U.S. Pat. No. 5,842,149, entitled “Closed Loop Drilling System”, addresses steerable rotary drilling and other techniques. It shows and mentions “Directional Devices to Correct Drilling Direction”. FIG. 3 shows apparatus adjacent to the bit that can push on the sides. Such apparatus does not appear to be described as stabilized in space. The shaft for the drill bit drive appears centralized, while control elements are described as being in a non-rotating part. For example, the patent states “An inclination device 266, such as one or more magnetometers and gyroscopes, are preferably disposed on the non-rotating sleeve 262 for determining the inclination of the sleeve 262”.

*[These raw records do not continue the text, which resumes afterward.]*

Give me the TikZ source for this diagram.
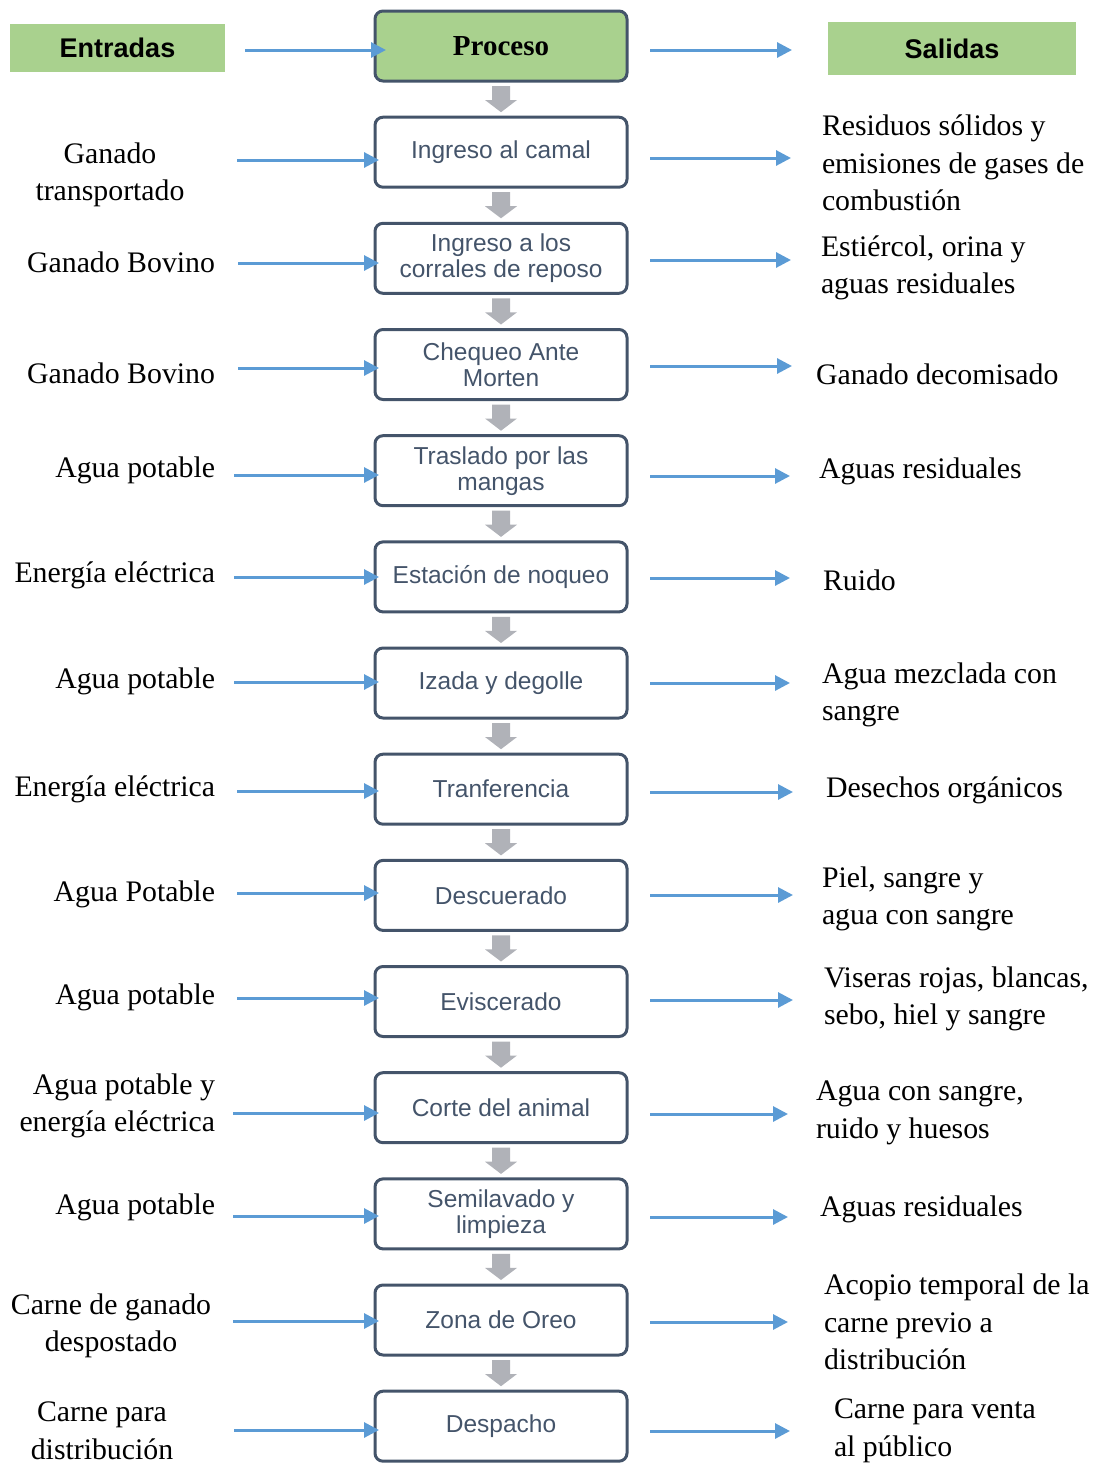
\documentclass[tikz,border=0pt]{standalone}
\usepackage{fontspec}
\setmainfont{Liberation Serif}
\newfontfamily\arialf{Liberation Sans}
\usetikzlibrary{arrows.meta,calc}

\definecolor{hdrgreen}{RGB}{169,209,142}
\definecolor{slate}{RGB}{68,84,106}
\definecolor{flowblue}{RGB}{91,155,213}
\definecolor{stepgray}{RGB}{176,178,184}

\tikzset{
  procbox/.style={draw=slate, line width=3pt, rounded corners=8pt,
    minimum width=252pt, minimum height=70pt, inner sep=0pt, outer sep=0pt,
    align=center, text=slate, font=\arialf\fontsize{24.5}{26}\selectfont},
  hdrbox/.style={fill=hdrgreen, inner sep=0pt, outer sep=0pt,
    font=\arialf\bfseries\fontsize{27}{30}\selectfont},
  lbl/.style={inner sep=0pt, outer sep=0pt, yshift=-2pt, font=\fontsize{29.8}{37.5}\selectfont},
  inlbl/.style={lbl, anchor=east, align=right},
  outlbl/.style={lbl, anchor=west, align=left},
  flow/.style={draw=flowblue, line width=3pt, -{Triangle[length=15pt,width=15pt]}},
  flowout/.style={flow, shorten <=23pt},
}

\begin{document}
\begin{tikzpicture}[x=1pt,y=-1pt]
\useasboundingbox (0,0) rectangle (1101,1465);

% column headers
\node[hdrbox, minimum width=215pt, minimum height=48pt] (ent) at (117.5,48) {Entradas};
\node[hdrbox, minimum width=248pt, minimum height=53pt] (sal) at (952,48.5) {Salidas};

% process steps
\node[procbox, fill=hdrgreen, text=black, font=\bfseries\fontsize{29}{32}\selectfont] (p0) at (501,46) {Proceso};
\node[procbox] (p1)  at (501,152.2)  {Ingreso al camal};
\node[procbox] (p2)  at (501,258.3)  {Ingreso a los\\corrales de reposo};
\node[procbox] (p3)  at (501,364.5)  {Chequeo Ante\\Morten};
\node[procbox] (p4)  at (501,470.7)  {Traslado por las\\mangas};
\node[procbox] (p5)  at (501,576.9)  {Estación de noqueo};
\node[procbox] (p6)  at (501,683.0)  {Izada y degolle};
\node[procbox] (p7)  at (501,789.2)  {Tranferencia};
\node[procbox] (p8)  at (501,895.4)  {Descuerado};
\node[procbox] (p9)  at (501,1001.5) {Eviscerado};
\node[procbox] (p10) at (501,1107.7) {Corte del animal};
\node[procbox] (p11) at (501,1213.9) {Semilavado y\\limpieza};
\node[procbox] (p12) at (501,1320.0) {Zona de Oreo};
\node[procbox] (p13) at (501,1426.2) {Despacho};

% gray step arrows between consecutive boxes
\foreach \a/\b in {p0/p1,p1/p2,p2/p3,p3/p4,p4/p5,p5/p6,p6/p7,p7/p8,p8/p9,p9/p10,p10/p11,p11/p12,p12/p13}{
  \fill[stepgray] ($(\a.south)+(-9,5)$) -- ($(\a.south)+(9,5)$) -- ($(\a.south)+(9,19)$)
    -- ($(\a.south)+(16,19)$) -- ($(\b.north)+(0,-5)$) -- ($(\a.south)+(-16,19)$)
    -- ($(\a.south)+(-9,19)$) -- cycle;
}

% inputs
\node[lbl, align=center] (l1) at (110,173) {Ganado\\transportado};
\node[inlbl] (l2)  at (215,260)  {Ganado Bovino};
\node[inlbl] (l3)  at (215,371)  {Ganado Bovino};
\node[inlbl] (l4)  at (215,468)  {Agua potable};
\node[inlbl] (l5)  at (215,573)  {Energía eléctrica};
\node[inlbl] (l6)  at (215,679)  {Agua potable};
\node[inlbl] (l7)  at (215,787)  {Energía eléctrica};
\node[inlbl] (l8)  at (215,892)  {Agua Potable};
\node[inlbl] (l9)  at (215,995)  {Agua potable};
\node[inlbl] (l10) at (215,1104) {Agua potable y\\energía eléctrica};
\node[inlbl] (l11) at (215,1205) {Agua potable};
\node[lbl, align=center] (l12) at (111,1324) {Carne de ganado\\despostado};
\node[lbl, align=center] (l13) at (102,1429) {Carne para\\distribución};

% outputs
\node[outlbl] (r1)  at (822,161)  {Residuos sólidos y\\emisiones de gases de\\combustión};
\node[outlbl] (r2)  at (821,266)  {Estiércol, orina y\\aguas residuales};
\node[outlbl] (r3)  at (816,372)  {Ganado decomisado};
\node[outlbl] (r4)  at (819,469)  {Aguas residuales};
\node[outlbl] (r5)  at (823,578)  {Ruido};
\node[outlbl] (r6)  at (822,693)  {Agua mezclada con\\sangre};
\node[outlbl] (r7)  at (826,788)  {Desechos orgánicos};
\node[outlbl] (r8)  at (822,897)  {Piel, sangre y\\agua con sangre};
\node[outlbl] (r9)  at (824,997)  {Viseras rojas, blancas,\\sebo, hiel y sangre};
\node[outlbl] (r10) at (816,1111) {Agua con sangre,\\ruido y huesos};
\node[outlbl] (r11) at (820,1207) {Aguas residuales};
\node[outlbl] (r12) at (824,1320) {Acopio temporal de la\\carne previo a\\distribución};
\node[outlbl] (r13) at (834,1429) {Carne para venta\\al público};

% free ends of the blue flow arrows
\coordinate (la0) at (245,50);   \coordinate (ra0) at (792,50);
\coordinate (la1) at (237,160);  \coordinate (ra1) at (791,158);
\coordinate (la2) at (238,263);  \coordinate (ra2) at (791,260);
\coordinate (la3) at (238,368);  \coordinate (ra3) at (792,366);
\coordinate (la4) at (234,475);  \coordinate (ra4) at (790,476);
\coordinate (la5) at (234,577);  \coordinate (ra5) at (790,578);
\coordinate (la6) at (234,682);  \coordinate (ra6) at (790,683);
\coordinate (la7) at (237,791);  \coordinate (ra7) at (793,792);
\coordinate (la8) at (237,893);  \coordinate (ra8) at (793,895);
\coordinate (la9) at (237,998);  \coordinate (ra9) at (793,1000);
\coordinate (la10) at (233,1113); \coordinate (ra10) at (788,1114);
\coordinate (la11) at (233,1216); \coordinate (ra11) at (788,1217);
\coordinate (la12) at (233,1321); \coordinate (ra12) at (788,1322);
\coordinate (la13) at (234,1430); \coordinate (ra13) at (790,1431);

% blue arrows: inputs into each step, outputs away from it
\draw[flow, shorten >=-11pt] (la0) -- (la0 -| p0.west);
\draw[flowout] (p0.east |- ra0) -- (ra0);
\foreach \k in {1,...,13}{
  \draw[flow, shorten >=-4pt] (la\k) -- (la\k -| p\k.west);
  \draw[flowout] (p\k.east |- ra\k) -- (ra\k);
}
\end{tikzpicture}
\end{document}
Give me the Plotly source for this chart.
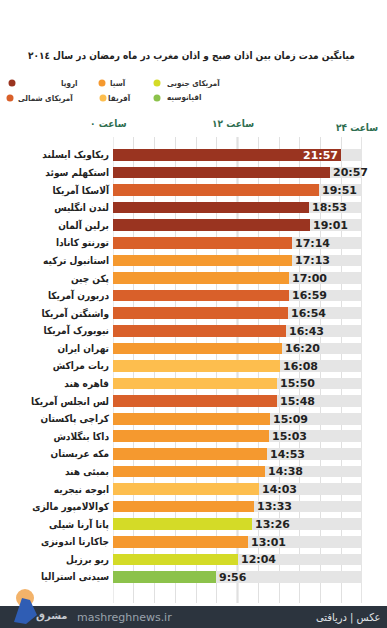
import plotly.graph_objects as go

# ---------------- data ----------------
cities = [
    "ریکاویک ایسلند", "استکهلم سوئد", "آلاسکا آمریکا", "لندن انگلیس", "برلین آلمان",
    "تورنتو کانادا", "استانبول ترکیه", "پکن چین", "دربورن آمریکا", "واشنگتن آمریکا",
    "نیویورک آمریکا", "تهران ایران", "ربات مراکش", "قاهره هند", "لس انجلس آمریکا",
    "کراچی پاکستان", "داکا بنگلادش", "مکه عربستان", "بمبئی هند", "ابوجه نیجریه",
    "کوالالامپور مالزی", "پاتا آرنا شیلی", "جاکارتا اندونزی", "ریو برزیل", "سیدنی استرالیا",
]
durations = [
    "21:57", "20:57", "19:51", "18:53", "19:01",
    "17:14", "17:13", "17:00", "16:59", "16:54",
    "16:43", "16:20", "16:08", "15:50", "15:48",
    "15:09", "15:03", "14:53", "14:38", "14:03",
    "13:33", "13:26", "13:01", "12:04", "9:56",
]
regions = [
    "europe", "europe", "namerica", "europe", "europe",
    "namerica", "asia", "asia", "namerica", "namerica",
    "namerica", "asia", "africa", "africa", "namerica",
    "asia", "asia", "asia", "asia", "africa",
    "asia", "samerica", "asia", "samerica", "oceania",
]
region_labels = {
    "europe": "اروپا", "asia": "آسیا", "samerica": "آمریکای جنوبی",
    "namerica": "آمریکای شمالی", "africa": "آفریقا", "oceania": "اقیانوسیه",
}
axis_labels = ["ساعت ۰", "ساعت ۱۲", "ساعت ۲۴"]
axis_values = [0, 12, 24]
title_text = "میانگین مدت زمان بین اذان صبح و اذان مغرب در ماه رمضان در سال ۲۰۱٤"

# ---------------- styles ----------------
colors = {
    "europe": "#9a3420", "namerica": "#d9602a", "asia": "#f5992f",
    "africa": "#fdbe4e", "samerica": "#d4db27", "oceania": "#8cc24b",
}
FONT = "DejaVu Sans"
CFONT = "DejaVu Sans Condensed, DejaVu Sans"
W, H = 387, 628
L, R, T, B = 113, 25, 137, 25
PW, PH = W - L - R, H - T - B


def px(x):
    return (x - L) / PW


def py(y):
    return (H - B - y) / PH


hours = [int(d.split(":")[0]) + int(d.split(":")[1]) / 60 for d in durations]
n = len(cities)
ypos = list(range(n))

fig = go.Figure()
fig.add_trace(go.Bar(
    x=[24] * n, y=ypos, orientation="h", width=0.66,
    marker=dict(color="#e5e5e5", line=dict(width=0)),
    hoverinfo="skip", showlegend=False,
))
textpos = ["inside" if h > 21 else "outside" for h in hours]
fig.add_trace(go.Bar(
    x=hours, y=ypos, orientation="h", width=0.66,
    marker=dict(color=[colors[r] for r in regions], line=dict(width=0)),
    text=durations, textposition=textpos, insidetextanchor="end",
    constraintext="none",
    insidetextfont=dict(family=FONT, size=11, color="white", weight="bold"),
    outsidetextfont=dict(family=FONT, size=11, color="#222222", weight="bold"),
    cliponaxis=False, showlegend=False,
))

shapes = []
for xv, col, wd in [(0, "#d8d8d8", 1), (12, "#b5b5b5", 1.5), (24, "#c8c8c8", 1)]:
    shapes.append(dict(type="line", xref="x", yref="paper", x0=xv, x1=xv, y0=0, y1=1,
                       line=dict(color=col, width=wd), layer="below"))
shapes.append(dict(type="rect", xref="paper", yref="paper", x0=px(0), x1=px(W),
                   y0=py(H), y1=py(606), fillcolor="#2c343e", line=dict(width=0), layer="above"))
shapes.append(dict(type="circle", xref="paper", yref="paper", x0=px(16), x1=px(34),
                   y0=py(607), y1=py(589), fillcolor="#f3b36a", line=dict(width=0), layer="above"))
shapes.append(dict(type="path", xref="paper", yref="paper",
                   path=f"M {px(14)},{py(622)} L {px(22)},{py(598)} L {px(30)},{py(600)} L {px(37)},{py(615)} L {px(26)},{py(624)} Z",
                   fillcolor="#2f5db4", line=dict(width=0), layer="above"))

annotations = []
annotations.append(dict(text=f"<b>{title_text}</b>", xref="paper", yref="paper",
                        x=px(191), y=py(55), showarrow=False, xanchor="center", yanchor="middle",
                        font=dict(family=CFONT, size=10, color="#222222")))

# legend: (region, dot x, text x, anchor, y)
legend_items = [
    ("europe", 12, 80, "right", 83), ("asia", 102, 128, "right", 83), ("samerica", 157, 165, "left", 83),
    ("namerica", 10, 75, "right", 98), ("africa", 103, 133, "right", 98), ("oceania", 157, 165, "left", 98),
]
for reg, dx, tx, anc, yy in legend_items:
    shapes.append(dict(type="circle", xref="paper", yref="paper",
                       x0=px(dx - 3.5), x1=px(dx + 3.5), y0=py(yy + 3.5), y1=py(yy - 3.5),
                       fillcolor=colors[reg], line=dict(width=0)))
    annotations.append(dict(text=f"<b>{region_labels[reg]}</b>", xref="paper", yref="paper",
                            x=px(tx), y=py(yy), showarrow=False, xanchor=anc, yanchor="middle",
                            font=dict(family=CFONT, size=8, color="#333333")))

axis_y = [123, 123, 127]
for lab, xv, yy in zip(axis_labels, axis_values, axis_y):
    xx = {0: 108, 12: 233, 24: 357}[xv]
    annotations.append(dict(text=f"<b>{lab}</b>", xref="paper", yref="paper",
                            x=px(xx), y=py(yy), showarrow=False, xanchor="center", yanchor="middle",
                            font=dict(family=CFONT, size=10, color="#2f6e50")))

annotations.append(dict(text="mashreghnews.ir", xref="paper", yref="paper", x=px(75), y=py(617),
                        showarrow=False, xanchor="left", yanchor="middle",
                        font=dict(family="DejaVu Sans", size=11, color="#9aa3ad")))
annotations.append(dict(text="<b>مشرق</b>", xref="paper", yref="paper", x=px(70), y=py(616),
                        showarrow=False, xanchor="right", yanchor="middle",
                        font=dict(family=FONT, size=10, color="#c8ccd2")))
annotations.append(dict(text="عکس | دریافتی", xref="paper", yref="paper", x=px(383), y=py(617),
                        showarrow=False, xanchor="right", yanchor="middle",
                        font=dict(family=CFONT, size=11, color="#e0e3e6")))

fig.update_layout(
    width=W, height=H, margin=dict(l=L, r=R, t=T, b=B, autoexpand=False),
    paper_bgcolor="white", plot_bgcolor="white",
    barmode="overlay", bargap=0, showlegend=False,
    xaxis=dict(range=[0, 24], dtick=2, showgrid=True, gridcolor="#e0e0e0", gridwidth=1,
               zeroline=False, showticklabels=False, ticks="", fixedrange=True),
    yaxis=dict(range=[n + 0.48, -1.02], tickvals=ypos, ticktext=[f"<b>{c}</b>" for c in cities],
               tickfont=dict(family=CFONT, size=10, color="#222222"), ticks="",
               showgrid=False, zeroline=False, ticklabelstandoff=3, fixedrange=True),
    shapes=shapes, annotations=annotations,
)

fig.write_html("out.html", config={"displayModeBar": False},
               post_script="document.body.style.margin='0';")
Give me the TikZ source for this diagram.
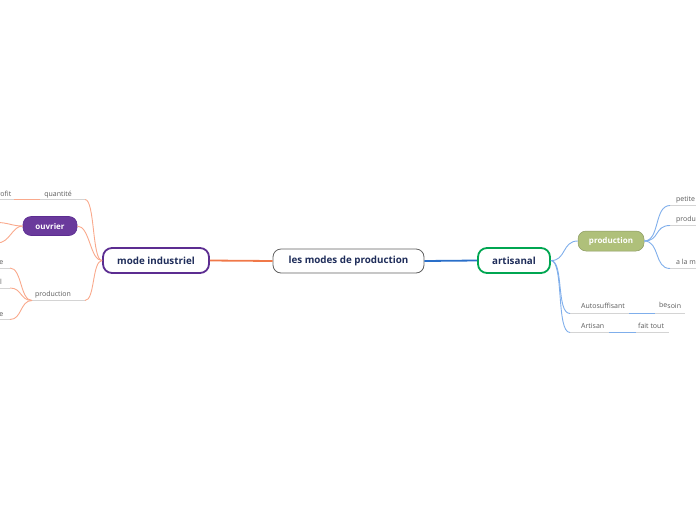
\documentclass[tikz,border=0pt]{standalone}
\usepackage{fontspec}
\setmainfont{Open Sans}
\definecolor{navy}{HTML}{1F2D5A}
\definecolor{purpB}{HTML}{5C2D91}
\definecolor{purpF}{HTML}{6A3A9C}
\definecolor{greenB}{HTML}{00A651}
\definecolor{olive}{HTML}{AFC07A}
\definecolor{orangeM}{HTML}{F07848}
\definecolor{orangeL}{HTML}{F9A98C}
\definecolor{blueM}{HTML}{2A6FC9}
\definecolor{blueL}{HTML}{7FAEEB}
\definecolor{txt}{HTML}{5A5A5A}
\definecolor{uln}{HTML}{D4D4D4}
\tikzset{
  mainbox/.style={draw=gray!75!black, line width=0.8pt, rounded corners=8pt, fill=white,
    minimum width=151pt, minimum height=24pt, inner sep=0pt,
    font=\bfseries\fontsize{9.8}{11}\selectfont, text=navy},
  subbox/.style={line width=1.8pt, rounded corners=9pt, fill=white, minimum height=25pt, inner sep=0pt,
    font=\bfseries\fontsize{9.8}{11}\selectfont, text=navy},
  pill/.style={rounded corners=8pt, minimum height=19pt, inner sep=0pt, text=white,
    font=\bfseries\fontsize{8}{9}\selectfont},
  lbl/.style={font=\fontsize{7}{8}\selectfont, text=txt, inner sep=0pt},
  uline/.style={draw=uln, line width=1pt},
  org/.style={draw=orangeL, line width=0.9pt},
  blu/.style={draw=blueL, line width=0.9pt},
}
\begin{document}
\begin{tikzpicture}[x=1pt,y=-1pt]
\useasboundingbox (0,0) rectangle (696,520);
\clip (0,0) rectangle (696,520);
% central and main nodes
\node[mainbox] (c) at (348.5,261) {les modes de production};
\node[subbox, draw=purpB, minimum width=106pt] (mi) at (156,260.5) {mode industriel};
\node[subbox, draw=greenB, minimum width=72pt] (ar) at (514,260.5) {artisanal};
\draw[orangeM, line width=1.8pt] (c.west) -- (mi.east);
\draw[blueM, line width=1.8pt] (c.east) -- (ar.west);
% ---- left side
\node[pill, fill=purpF, draw=purpB, line width=0.6pt, minimum width=54pt] (ou) at (50,226) {ouvrier};
\coordinate (qL) at (40,199.5); \coordinate (qR) at (85,199.5);
\coordinate (pL) at (32,300.5); \coordinate (pR) at (85,300.5);
\node[lbl, anchor=base] (quant) at (58,196) {quantité};
\node[lbl, anchor=base] (prodL) at (53,296.5) {production};
\draw[uline] (qL) -- (qR);
\draw[uline] (pL) -- (pR);
\draw[org] (mi.west) .. controls (92,261) and (95,199.5) .. (qR);
\draw[org] (mi.west) .. controls (90,261) and (90,226) .. (ou.east);
\draw[org] (mi.west) .. controls (92,261) and (95,300.5) .. (pR);
% profit
\coordinate (fL) at (-2,199.5); \coordinate (fR) at (14,199.5);
\node[lbl, anchor=base east] (profit) at (11.5,196) {profit};
\draw[uline] (fL) -- (fR);
\draw[org] (fR) -- (qL);
% ouvrier children
\coordinate (o1) at (-3,222.5); \coordinate (o2) at (-3,243);
\draw[org] (ou.west) .. controls (12,226) and (8,222.5) .. (o1);
\draw[org] (ou.west) .. controls (12,226) and (10,243) .. (o2);
% production children
\coordinate (e1) at (10,268); \coordinate (e2) at (10,288); \coordinate (e3) at (10,319.5);
\coordinate (e1L) at (-2,268); \coordinate (e2L) at (-2,288); \coordinate (e3L) at (-2,319.5);
\node[lbl, anchor=base east] (t1) at (3.5,264) {e};
\node[lbl, anchor=base east] (t2) at (2,284) {l};
\node[lbl, anchor=base east] (t3) at (3.5,316) {e};
\draw[uline] (e1L) -- (e1);
\draw[uline] (e2L) -- (e2);
\draw[uline] (e3L) -- (e3);
\draw[org] (pL) .. controls (20,300.5) and (22,268) .. (e1);
\draw[org] (pL) .. controls (20,300.5) and (22,288) .. (e2);
\draw[org] (pL) .. controls (20,300.5) and (22,319.5) .. (e3);
% ---- right side
\node[pill, fill=olive, draw=olive!80!black, line width=0.5pt, minimum width=66pt, minimum height=20pt] (pg) at (611,241) {production};
\draw[blu] (ar.east) .. controls (566,261) and (562,241) .. (pg.west);
\coordinate (r1) at (670,205.5); \coordinate (r2) at (670,225.5); \coordinate (r3) at (670,268.5);
\coordinate (r1R) at (700,205.5); \coordinate (r2R) at (700,225.5); \coordinate (r3R) at (700,268.5);
\node[lbl, anchor=base west] (petite) at (676,201.5) {petite};
\node[lbl, anchor=base west] (produit) at (676,221.5) {produit};
\node[lbl, anchor=base west] (main) at (676,264.5) {a la main};
\draw[uline] (r1) -- (r1R);
\draw[uline] (r2) -- (r2R);
\draw[uline] (r3) -- (r3R);
\draw[blu] (pg.east) .. controls (660,241) and (654,205.5) .. (r1);
\draw[blu] (pg.east) .. controls (660,241) and (654,225.5) .. (r2);
\draw[blu] (pg.east) .. controls (660,241) and (654,268.5) .. (r3);
% Autosuffisant / besoin
\coordinate (aL) at (570,313.5); \coordinate (aR) at (629,313.5);
\coordinate (bL) at (655,313.5); \coordinate (bR) at (685,313.5);
\node[lbl, anchor=base west] (auto) at (581,308.5) {Autosuffisant};
\node[lbl, anchor=base west] (besoin) at (659,308.5) {\raisebox{1pt}{be}soin};
\draw[uline] (aL) -- (aR);
\draw[uline] (bL) -- (bR);
\draw[blu] (aR) -- (bL);
\draw[blu] (ar.east) .. controls (564,261) and (556,313.5) .. (aL);
% Artisan / fait tout
\coordinate (sL) at (570,332.5); \coordinate (sR) at (609,332.5);
\coordinate (tL) at (636,332.5); \coordinate (tR) at (669,332.5);
\node[lbl, anchor=base west] (artisan) at (581,328) {Artisan};
\node[lbl, anchor=base west] (fait) at (638,328) {fait tout};
\draw[uline] (sL) -- (sR);
\draw[uline] (tL) -- (tR);
\draw[blu] (sR) -- (tL);
\draw[blu] (ar.east) .. controls (564,261) and (556,332.5) .. (sL);
\end{tikzpicture}
\end{document}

U.S. Pat. No. 5,979,570 discloses an apparatus for selectively controlling, from the surface of the earth, a drilling direction of an inclined wellbore. The apparatus comprises a hollow rotatable mandrel having a concentric longitudinal bore, a single inner eccentric sleeve rotatably coupled about the mandrel and having an eccentric longitudinal bore, an outer housing rotatably coupled around the single inner eccentric sleeve and having an eccentric longitudinal bore with a weighted side adapted to seek the low side of the wellbore, a plurality of stabilizer shoes and a drive means to selectively drive the single inner eccentric sleeve with respect to the outer housing. Since the offset required to provide the desired divergence from the initial wellbore direction is created by the weighted off-center element, this apparatus is only of use in an inclined borehole and is not useful in a vertical, or near-vertical wellbore. Also, the drive means must be activated at the surface of the earth before entry of the drill string into the borehole.
U.S. Pat. Nos. 5,307,885, 5,353,884 and 5,875,859 disclose the use of one or more eccentric cylindrical members to provide for lateral displacement of a section of the drill pipe. Universal joints are used so that the direction of the bit with respect to the drill string axis of the bit can be changed by the eccentric members. The axial load on the drill bit is transferred around the segment having the universal joints through a fixed outer housing. International Application WO 01/04453 A1 discloses an approach very similar to those three patents, but the drill-pipe segment containing the universal joints is replaced by a flexible pipe section that can be directly bent by the eccentric cylindrical member. In these four patents, as well as with the previously-cited approaches using eccentric cylinders, the degree of lateral offset is controlled by differential rotation of the eccentric cylinders about the borehole axis.
All of the above prior disclosures lack the unusual advantages in construction, operation and results of the present invention.